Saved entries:
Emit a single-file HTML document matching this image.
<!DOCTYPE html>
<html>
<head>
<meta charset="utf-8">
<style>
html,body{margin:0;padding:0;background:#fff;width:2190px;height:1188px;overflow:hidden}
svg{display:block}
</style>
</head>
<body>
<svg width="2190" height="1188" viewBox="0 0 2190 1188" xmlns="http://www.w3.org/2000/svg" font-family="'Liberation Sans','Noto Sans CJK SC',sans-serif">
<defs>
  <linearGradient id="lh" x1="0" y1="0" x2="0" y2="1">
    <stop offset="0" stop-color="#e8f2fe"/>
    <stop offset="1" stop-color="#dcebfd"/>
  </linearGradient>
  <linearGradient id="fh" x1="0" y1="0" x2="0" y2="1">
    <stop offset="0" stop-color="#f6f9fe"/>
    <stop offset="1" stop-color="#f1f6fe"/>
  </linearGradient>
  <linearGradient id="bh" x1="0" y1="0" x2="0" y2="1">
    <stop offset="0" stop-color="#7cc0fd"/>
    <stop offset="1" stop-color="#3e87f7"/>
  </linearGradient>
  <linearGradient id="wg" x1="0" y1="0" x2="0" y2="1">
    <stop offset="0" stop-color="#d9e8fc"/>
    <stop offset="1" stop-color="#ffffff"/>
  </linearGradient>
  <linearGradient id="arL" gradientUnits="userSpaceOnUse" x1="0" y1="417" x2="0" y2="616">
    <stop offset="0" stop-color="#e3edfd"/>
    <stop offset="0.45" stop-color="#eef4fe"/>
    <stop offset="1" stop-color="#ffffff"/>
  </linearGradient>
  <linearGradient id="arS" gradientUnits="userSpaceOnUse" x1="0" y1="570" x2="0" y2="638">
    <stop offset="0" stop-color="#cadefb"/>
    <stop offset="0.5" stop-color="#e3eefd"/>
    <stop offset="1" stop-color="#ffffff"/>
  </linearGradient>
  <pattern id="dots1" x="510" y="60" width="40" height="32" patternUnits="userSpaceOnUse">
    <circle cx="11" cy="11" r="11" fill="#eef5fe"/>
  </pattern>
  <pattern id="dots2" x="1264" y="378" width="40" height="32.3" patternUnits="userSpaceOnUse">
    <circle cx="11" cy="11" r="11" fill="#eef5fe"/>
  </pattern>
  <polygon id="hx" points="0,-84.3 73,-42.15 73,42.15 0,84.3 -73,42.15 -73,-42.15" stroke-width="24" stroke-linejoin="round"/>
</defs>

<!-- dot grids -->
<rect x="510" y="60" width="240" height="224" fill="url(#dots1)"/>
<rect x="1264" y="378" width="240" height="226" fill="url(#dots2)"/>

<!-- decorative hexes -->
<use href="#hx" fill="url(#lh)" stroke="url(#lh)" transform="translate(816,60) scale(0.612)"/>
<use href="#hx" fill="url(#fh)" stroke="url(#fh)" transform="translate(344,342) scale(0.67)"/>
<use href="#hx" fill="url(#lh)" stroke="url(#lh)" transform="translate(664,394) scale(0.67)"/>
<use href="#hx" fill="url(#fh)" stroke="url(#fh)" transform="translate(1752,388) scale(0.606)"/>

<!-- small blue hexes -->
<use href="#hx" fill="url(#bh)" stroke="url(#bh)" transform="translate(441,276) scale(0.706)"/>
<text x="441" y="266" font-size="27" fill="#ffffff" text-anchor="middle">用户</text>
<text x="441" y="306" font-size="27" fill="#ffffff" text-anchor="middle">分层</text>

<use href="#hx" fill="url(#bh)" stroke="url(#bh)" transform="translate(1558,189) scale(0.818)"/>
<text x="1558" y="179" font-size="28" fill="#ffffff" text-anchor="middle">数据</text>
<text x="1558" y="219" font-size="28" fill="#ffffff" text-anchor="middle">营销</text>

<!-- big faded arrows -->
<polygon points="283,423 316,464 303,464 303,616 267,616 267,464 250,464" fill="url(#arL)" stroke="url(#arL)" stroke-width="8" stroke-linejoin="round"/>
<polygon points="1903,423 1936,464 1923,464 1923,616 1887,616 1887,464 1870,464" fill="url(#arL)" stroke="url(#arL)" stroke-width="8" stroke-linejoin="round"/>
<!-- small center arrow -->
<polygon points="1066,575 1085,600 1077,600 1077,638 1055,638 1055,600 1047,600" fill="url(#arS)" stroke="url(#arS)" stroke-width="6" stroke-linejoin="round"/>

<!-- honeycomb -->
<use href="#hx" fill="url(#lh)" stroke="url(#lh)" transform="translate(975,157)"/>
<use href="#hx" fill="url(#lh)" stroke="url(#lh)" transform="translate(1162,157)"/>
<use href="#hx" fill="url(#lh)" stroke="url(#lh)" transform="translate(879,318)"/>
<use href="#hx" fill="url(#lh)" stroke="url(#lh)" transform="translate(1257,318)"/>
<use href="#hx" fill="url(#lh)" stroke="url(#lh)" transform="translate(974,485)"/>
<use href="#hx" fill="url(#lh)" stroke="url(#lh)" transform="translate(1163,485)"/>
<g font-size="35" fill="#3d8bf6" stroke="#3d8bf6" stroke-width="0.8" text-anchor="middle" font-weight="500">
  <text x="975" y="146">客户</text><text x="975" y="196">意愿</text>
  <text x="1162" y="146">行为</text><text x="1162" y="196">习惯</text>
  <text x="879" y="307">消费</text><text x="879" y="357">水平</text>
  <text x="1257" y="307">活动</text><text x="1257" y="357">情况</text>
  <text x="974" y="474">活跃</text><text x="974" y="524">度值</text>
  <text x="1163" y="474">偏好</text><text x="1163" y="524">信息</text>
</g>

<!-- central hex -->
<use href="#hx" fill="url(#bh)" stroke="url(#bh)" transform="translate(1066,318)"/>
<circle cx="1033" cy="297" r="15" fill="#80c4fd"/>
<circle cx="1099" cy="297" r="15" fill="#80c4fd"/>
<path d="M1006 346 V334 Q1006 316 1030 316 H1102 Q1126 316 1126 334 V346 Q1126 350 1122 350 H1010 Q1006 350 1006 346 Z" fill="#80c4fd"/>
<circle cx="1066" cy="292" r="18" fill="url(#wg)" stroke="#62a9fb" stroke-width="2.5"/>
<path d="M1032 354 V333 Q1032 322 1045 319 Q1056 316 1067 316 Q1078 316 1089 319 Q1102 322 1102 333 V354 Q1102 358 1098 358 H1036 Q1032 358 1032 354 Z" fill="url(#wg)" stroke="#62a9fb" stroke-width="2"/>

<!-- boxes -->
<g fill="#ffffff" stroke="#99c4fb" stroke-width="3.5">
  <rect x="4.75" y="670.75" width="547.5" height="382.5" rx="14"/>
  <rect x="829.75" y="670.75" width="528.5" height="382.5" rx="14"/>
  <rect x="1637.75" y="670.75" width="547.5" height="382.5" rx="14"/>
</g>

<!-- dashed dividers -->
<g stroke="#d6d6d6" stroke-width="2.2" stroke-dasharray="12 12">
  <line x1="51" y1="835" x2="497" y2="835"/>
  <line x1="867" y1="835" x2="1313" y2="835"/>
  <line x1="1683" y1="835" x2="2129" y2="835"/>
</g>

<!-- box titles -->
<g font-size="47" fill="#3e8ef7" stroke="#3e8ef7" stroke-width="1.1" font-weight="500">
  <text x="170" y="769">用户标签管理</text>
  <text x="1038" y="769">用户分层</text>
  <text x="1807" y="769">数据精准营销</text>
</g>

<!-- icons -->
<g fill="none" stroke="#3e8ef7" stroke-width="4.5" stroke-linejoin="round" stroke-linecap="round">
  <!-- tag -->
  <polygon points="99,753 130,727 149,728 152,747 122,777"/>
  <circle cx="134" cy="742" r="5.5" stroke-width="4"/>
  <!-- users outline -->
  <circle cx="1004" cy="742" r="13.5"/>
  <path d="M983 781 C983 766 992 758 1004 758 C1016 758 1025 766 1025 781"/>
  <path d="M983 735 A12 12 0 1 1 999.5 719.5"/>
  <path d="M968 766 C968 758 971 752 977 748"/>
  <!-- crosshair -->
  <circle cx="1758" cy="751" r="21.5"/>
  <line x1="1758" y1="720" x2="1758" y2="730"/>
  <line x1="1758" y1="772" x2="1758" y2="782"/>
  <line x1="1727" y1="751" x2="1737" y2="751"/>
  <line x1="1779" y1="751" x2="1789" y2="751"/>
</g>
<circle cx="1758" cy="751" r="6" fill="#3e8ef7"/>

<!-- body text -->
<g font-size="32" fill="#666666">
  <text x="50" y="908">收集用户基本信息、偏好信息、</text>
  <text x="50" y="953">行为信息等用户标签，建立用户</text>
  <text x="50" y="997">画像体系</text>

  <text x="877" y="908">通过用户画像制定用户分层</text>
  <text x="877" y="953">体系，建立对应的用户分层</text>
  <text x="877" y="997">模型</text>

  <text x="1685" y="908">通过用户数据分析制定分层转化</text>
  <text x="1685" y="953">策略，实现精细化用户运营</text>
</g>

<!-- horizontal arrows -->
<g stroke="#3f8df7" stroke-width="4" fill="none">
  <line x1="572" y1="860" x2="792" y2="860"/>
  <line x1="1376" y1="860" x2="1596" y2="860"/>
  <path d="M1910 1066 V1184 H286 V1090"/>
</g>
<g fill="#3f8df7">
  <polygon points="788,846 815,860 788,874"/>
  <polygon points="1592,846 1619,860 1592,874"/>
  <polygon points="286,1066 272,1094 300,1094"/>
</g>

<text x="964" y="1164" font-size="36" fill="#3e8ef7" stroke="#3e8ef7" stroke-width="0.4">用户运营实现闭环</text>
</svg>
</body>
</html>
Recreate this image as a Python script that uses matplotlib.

Work required:
Find the lines above that include the string "this" and copy them.

The answer:
Emit a single-file HTML document matching this image.
Recreate this image as a Python script that uses matplotlib.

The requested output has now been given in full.